[Start Extracted material]

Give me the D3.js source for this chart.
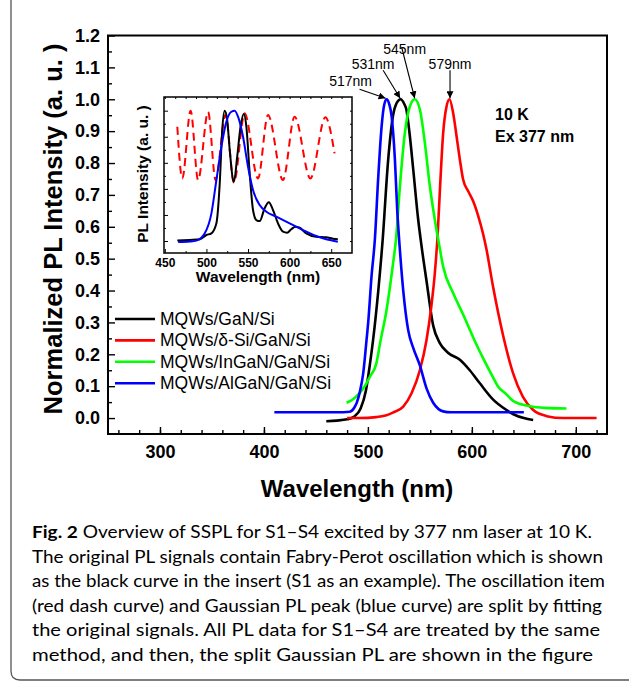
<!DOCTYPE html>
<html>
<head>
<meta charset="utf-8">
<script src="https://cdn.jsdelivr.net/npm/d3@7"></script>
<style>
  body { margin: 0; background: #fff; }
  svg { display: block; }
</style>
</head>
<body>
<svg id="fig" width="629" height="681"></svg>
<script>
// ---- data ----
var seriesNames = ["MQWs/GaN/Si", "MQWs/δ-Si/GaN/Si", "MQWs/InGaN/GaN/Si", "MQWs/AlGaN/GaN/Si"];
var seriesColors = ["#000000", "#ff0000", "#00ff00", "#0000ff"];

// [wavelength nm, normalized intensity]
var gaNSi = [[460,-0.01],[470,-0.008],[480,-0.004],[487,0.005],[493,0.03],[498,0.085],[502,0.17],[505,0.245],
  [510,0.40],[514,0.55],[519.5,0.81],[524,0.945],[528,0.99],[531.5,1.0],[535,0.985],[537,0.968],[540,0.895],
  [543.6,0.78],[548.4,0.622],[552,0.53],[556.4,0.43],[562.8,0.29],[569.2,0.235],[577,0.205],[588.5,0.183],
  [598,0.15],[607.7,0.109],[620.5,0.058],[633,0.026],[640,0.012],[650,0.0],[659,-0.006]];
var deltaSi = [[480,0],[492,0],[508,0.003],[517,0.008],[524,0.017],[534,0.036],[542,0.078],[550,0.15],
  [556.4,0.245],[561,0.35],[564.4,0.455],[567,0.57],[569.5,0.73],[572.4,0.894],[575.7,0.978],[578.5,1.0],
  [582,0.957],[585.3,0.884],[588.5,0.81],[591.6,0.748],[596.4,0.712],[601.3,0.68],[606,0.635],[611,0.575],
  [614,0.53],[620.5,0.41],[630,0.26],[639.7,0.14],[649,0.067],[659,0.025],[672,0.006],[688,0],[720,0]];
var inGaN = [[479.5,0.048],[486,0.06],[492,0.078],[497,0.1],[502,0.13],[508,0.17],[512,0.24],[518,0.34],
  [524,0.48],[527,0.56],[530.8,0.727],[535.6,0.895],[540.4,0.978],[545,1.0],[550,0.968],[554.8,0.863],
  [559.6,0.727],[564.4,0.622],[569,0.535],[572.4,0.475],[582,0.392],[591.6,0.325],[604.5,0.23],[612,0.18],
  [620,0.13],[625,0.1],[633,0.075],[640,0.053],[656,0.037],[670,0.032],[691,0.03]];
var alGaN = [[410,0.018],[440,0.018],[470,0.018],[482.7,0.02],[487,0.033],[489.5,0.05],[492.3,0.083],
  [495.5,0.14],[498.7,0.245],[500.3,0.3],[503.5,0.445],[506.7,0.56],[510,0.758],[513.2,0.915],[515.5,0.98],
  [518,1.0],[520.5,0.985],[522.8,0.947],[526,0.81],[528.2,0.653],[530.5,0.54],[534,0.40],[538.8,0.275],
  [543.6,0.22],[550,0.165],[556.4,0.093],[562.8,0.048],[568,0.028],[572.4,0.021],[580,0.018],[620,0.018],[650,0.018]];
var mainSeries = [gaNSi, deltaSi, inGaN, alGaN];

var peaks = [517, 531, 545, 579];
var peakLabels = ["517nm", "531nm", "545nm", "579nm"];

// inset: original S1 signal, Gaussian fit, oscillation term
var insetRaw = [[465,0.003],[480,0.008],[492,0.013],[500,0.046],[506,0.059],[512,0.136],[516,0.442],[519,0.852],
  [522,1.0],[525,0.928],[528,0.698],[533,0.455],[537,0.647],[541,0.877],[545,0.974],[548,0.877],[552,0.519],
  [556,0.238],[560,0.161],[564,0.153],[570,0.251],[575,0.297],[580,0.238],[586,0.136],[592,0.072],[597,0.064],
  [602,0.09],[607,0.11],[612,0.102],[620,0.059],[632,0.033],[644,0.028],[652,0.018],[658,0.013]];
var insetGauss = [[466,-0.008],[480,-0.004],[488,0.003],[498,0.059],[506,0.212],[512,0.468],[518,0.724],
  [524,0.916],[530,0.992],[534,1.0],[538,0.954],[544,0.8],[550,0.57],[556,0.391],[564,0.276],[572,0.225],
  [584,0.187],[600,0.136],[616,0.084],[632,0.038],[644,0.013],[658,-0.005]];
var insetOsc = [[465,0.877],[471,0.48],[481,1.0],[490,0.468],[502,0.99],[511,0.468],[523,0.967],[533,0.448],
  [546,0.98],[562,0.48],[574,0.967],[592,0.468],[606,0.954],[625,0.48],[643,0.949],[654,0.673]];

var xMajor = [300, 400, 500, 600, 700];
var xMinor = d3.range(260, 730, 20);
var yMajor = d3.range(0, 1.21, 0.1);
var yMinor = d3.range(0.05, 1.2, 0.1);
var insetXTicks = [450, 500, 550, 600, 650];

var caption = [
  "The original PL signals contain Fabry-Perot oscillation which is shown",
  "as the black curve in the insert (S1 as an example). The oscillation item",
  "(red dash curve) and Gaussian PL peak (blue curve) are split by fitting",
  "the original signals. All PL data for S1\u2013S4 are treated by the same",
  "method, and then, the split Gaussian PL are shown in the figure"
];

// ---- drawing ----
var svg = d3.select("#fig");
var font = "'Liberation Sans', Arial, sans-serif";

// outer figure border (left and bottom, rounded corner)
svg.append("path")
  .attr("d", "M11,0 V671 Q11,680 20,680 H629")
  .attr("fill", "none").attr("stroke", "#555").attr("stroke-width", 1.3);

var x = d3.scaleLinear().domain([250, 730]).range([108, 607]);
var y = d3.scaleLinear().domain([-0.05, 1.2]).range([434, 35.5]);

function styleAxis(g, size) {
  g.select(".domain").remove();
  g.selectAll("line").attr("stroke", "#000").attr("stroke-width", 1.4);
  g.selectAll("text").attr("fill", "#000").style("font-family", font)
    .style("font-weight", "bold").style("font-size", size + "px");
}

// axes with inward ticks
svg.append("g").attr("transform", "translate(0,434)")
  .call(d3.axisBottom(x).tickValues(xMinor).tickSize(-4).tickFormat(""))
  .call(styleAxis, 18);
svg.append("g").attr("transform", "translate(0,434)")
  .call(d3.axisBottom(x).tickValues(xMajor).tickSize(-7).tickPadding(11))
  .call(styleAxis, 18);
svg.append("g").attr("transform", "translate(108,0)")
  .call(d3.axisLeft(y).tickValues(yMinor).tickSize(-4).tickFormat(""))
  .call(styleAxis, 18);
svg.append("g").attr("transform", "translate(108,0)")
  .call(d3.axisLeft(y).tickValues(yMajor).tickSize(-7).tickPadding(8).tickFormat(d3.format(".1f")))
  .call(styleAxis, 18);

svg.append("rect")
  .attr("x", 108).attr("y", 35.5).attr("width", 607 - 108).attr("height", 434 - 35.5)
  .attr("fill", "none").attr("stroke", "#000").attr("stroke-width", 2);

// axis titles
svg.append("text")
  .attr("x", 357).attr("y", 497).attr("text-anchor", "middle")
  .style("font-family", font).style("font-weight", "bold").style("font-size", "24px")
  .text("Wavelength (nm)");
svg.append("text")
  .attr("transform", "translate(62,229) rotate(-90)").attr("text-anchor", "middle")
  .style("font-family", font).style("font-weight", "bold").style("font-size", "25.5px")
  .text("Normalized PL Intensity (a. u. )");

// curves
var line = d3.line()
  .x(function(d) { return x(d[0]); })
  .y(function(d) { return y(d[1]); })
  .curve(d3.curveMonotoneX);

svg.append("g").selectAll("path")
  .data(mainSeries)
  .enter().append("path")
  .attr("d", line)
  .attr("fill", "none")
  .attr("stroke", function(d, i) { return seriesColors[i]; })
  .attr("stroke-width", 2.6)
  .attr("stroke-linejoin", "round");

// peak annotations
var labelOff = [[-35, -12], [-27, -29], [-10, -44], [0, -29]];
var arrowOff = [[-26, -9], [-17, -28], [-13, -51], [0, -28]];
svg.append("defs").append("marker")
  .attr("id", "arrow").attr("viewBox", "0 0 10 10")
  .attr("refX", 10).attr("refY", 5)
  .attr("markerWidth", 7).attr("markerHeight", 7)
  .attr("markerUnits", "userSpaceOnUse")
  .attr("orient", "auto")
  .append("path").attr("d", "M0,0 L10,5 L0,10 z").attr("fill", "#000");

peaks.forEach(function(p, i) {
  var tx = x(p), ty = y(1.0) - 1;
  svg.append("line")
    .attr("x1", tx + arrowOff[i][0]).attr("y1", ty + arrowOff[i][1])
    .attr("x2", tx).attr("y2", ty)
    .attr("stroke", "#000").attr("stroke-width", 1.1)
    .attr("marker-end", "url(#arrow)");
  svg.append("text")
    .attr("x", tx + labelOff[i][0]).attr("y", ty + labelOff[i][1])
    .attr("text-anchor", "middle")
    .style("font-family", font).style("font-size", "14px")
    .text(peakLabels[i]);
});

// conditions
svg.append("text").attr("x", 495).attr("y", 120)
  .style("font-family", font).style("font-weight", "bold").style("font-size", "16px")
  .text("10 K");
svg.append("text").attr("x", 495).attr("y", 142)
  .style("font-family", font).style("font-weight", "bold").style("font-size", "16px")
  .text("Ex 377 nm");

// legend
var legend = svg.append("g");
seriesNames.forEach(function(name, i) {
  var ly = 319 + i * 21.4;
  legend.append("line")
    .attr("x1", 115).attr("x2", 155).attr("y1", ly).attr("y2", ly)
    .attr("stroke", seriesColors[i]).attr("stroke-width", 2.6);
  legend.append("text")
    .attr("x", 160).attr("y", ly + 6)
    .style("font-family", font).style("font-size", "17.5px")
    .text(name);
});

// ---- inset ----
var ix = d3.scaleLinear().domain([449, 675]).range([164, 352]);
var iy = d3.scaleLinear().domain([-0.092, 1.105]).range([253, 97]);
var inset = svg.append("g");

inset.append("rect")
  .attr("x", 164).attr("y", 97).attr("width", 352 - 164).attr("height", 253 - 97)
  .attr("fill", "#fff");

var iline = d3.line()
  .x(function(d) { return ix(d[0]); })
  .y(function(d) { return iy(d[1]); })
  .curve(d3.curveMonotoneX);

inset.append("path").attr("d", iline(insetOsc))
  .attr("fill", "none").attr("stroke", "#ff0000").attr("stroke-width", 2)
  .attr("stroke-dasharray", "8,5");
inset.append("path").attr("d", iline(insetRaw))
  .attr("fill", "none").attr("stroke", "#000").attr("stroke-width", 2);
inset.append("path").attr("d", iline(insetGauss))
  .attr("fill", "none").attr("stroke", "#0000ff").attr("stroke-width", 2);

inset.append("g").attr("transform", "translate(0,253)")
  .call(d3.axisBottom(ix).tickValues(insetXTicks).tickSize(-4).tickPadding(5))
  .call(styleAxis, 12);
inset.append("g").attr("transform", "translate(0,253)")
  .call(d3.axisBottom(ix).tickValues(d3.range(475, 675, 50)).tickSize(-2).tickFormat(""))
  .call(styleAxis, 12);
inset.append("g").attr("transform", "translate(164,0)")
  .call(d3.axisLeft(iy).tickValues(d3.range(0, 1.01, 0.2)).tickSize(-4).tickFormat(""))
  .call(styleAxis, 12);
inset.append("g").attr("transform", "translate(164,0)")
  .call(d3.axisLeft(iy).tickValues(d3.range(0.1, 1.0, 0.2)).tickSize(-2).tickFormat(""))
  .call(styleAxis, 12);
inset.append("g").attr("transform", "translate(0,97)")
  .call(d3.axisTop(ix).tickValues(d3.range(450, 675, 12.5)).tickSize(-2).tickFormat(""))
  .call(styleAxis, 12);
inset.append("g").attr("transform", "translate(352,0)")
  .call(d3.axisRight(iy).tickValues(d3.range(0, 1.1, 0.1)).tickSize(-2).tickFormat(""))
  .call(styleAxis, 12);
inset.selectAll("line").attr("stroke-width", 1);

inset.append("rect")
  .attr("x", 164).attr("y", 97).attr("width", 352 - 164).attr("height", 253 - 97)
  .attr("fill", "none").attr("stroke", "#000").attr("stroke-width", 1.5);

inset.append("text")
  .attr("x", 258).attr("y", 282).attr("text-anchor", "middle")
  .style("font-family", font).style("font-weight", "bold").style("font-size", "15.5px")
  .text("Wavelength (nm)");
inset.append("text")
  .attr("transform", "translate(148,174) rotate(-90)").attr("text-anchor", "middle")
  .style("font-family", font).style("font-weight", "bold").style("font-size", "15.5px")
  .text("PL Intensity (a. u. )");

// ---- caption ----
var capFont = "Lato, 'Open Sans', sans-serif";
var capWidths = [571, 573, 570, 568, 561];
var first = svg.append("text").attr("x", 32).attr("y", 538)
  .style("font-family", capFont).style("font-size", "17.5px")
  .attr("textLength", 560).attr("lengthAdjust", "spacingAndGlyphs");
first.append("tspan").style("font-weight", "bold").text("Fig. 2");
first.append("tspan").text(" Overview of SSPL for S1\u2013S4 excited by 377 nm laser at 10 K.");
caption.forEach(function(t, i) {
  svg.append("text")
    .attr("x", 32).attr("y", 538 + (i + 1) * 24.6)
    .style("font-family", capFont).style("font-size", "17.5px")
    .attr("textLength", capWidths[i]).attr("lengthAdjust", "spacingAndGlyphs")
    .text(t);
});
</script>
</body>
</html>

[End Extracted material]
[Start Extracted material]

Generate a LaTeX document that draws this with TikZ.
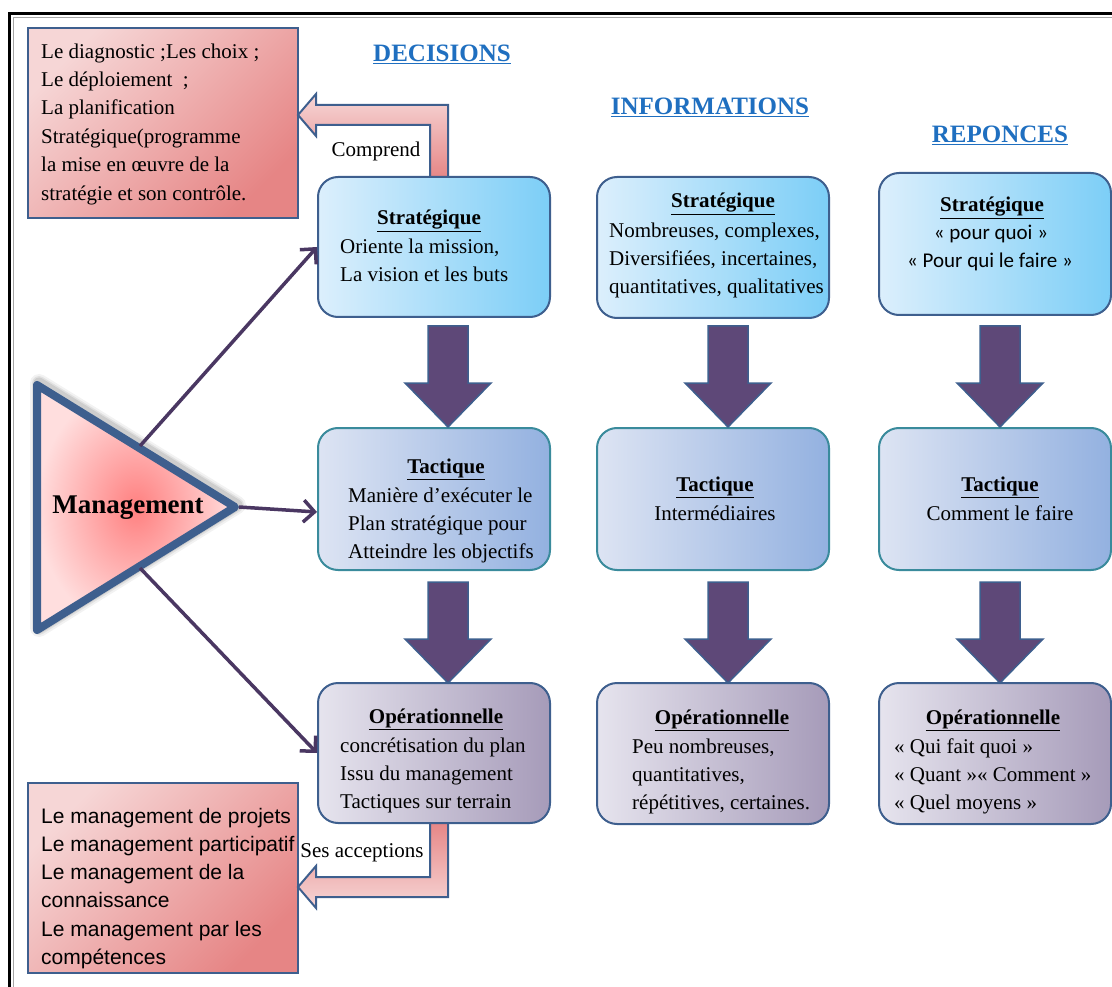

[End Extracted material]
[Start Extracted material]

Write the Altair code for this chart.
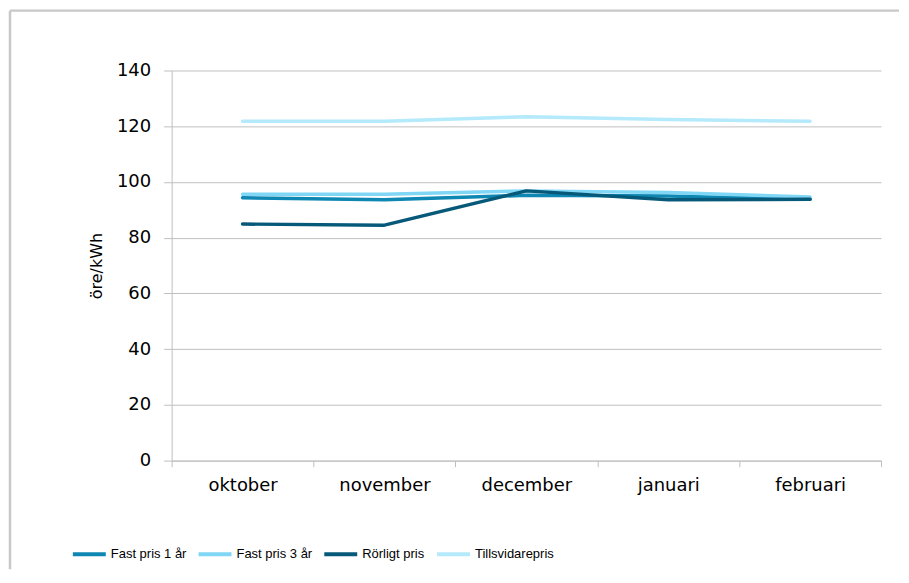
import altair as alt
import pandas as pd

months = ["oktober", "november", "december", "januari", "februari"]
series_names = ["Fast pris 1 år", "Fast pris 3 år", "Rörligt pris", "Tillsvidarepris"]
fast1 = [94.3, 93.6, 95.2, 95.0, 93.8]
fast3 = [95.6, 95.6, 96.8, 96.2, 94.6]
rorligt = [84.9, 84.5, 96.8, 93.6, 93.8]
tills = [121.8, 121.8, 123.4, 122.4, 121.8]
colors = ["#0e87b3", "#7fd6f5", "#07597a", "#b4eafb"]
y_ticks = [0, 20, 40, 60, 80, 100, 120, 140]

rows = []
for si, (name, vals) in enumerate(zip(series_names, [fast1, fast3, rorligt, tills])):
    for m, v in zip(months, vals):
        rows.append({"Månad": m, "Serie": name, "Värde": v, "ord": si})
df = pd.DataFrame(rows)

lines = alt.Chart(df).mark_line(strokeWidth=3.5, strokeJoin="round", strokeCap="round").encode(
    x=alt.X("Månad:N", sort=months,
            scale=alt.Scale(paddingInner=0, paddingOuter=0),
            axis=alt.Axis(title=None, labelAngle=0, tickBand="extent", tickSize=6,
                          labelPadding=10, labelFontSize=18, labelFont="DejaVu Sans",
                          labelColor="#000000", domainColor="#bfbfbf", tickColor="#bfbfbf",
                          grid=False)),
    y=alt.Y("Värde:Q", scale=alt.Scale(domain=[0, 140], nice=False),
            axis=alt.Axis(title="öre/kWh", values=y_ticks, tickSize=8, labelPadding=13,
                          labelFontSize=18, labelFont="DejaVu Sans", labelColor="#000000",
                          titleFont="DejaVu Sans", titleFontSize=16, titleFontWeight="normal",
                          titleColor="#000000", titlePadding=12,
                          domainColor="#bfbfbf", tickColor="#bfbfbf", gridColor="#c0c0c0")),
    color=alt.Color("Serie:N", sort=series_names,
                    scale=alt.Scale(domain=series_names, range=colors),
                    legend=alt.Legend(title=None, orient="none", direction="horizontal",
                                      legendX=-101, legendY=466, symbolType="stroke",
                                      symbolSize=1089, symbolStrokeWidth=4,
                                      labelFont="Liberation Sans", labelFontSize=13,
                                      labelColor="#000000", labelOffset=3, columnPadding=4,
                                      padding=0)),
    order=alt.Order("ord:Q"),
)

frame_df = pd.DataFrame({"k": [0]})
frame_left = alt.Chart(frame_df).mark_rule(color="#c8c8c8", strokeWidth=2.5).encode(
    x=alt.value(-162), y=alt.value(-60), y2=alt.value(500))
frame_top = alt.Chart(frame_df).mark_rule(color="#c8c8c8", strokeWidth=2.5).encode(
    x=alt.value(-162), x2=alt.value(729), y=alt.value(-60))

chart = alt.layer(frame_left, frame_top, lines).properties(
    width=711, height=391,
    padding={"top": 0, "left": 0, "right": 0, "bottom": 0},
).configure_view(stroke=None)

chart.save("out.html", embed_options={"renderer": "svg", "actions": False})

[End Extracted material]

**Exercise instructions:** Go through the records and pull out each line that includes the word "with".

**Final answer:**
// axes with inward ticks
Generate a LaTeX document that draws this with TikZ.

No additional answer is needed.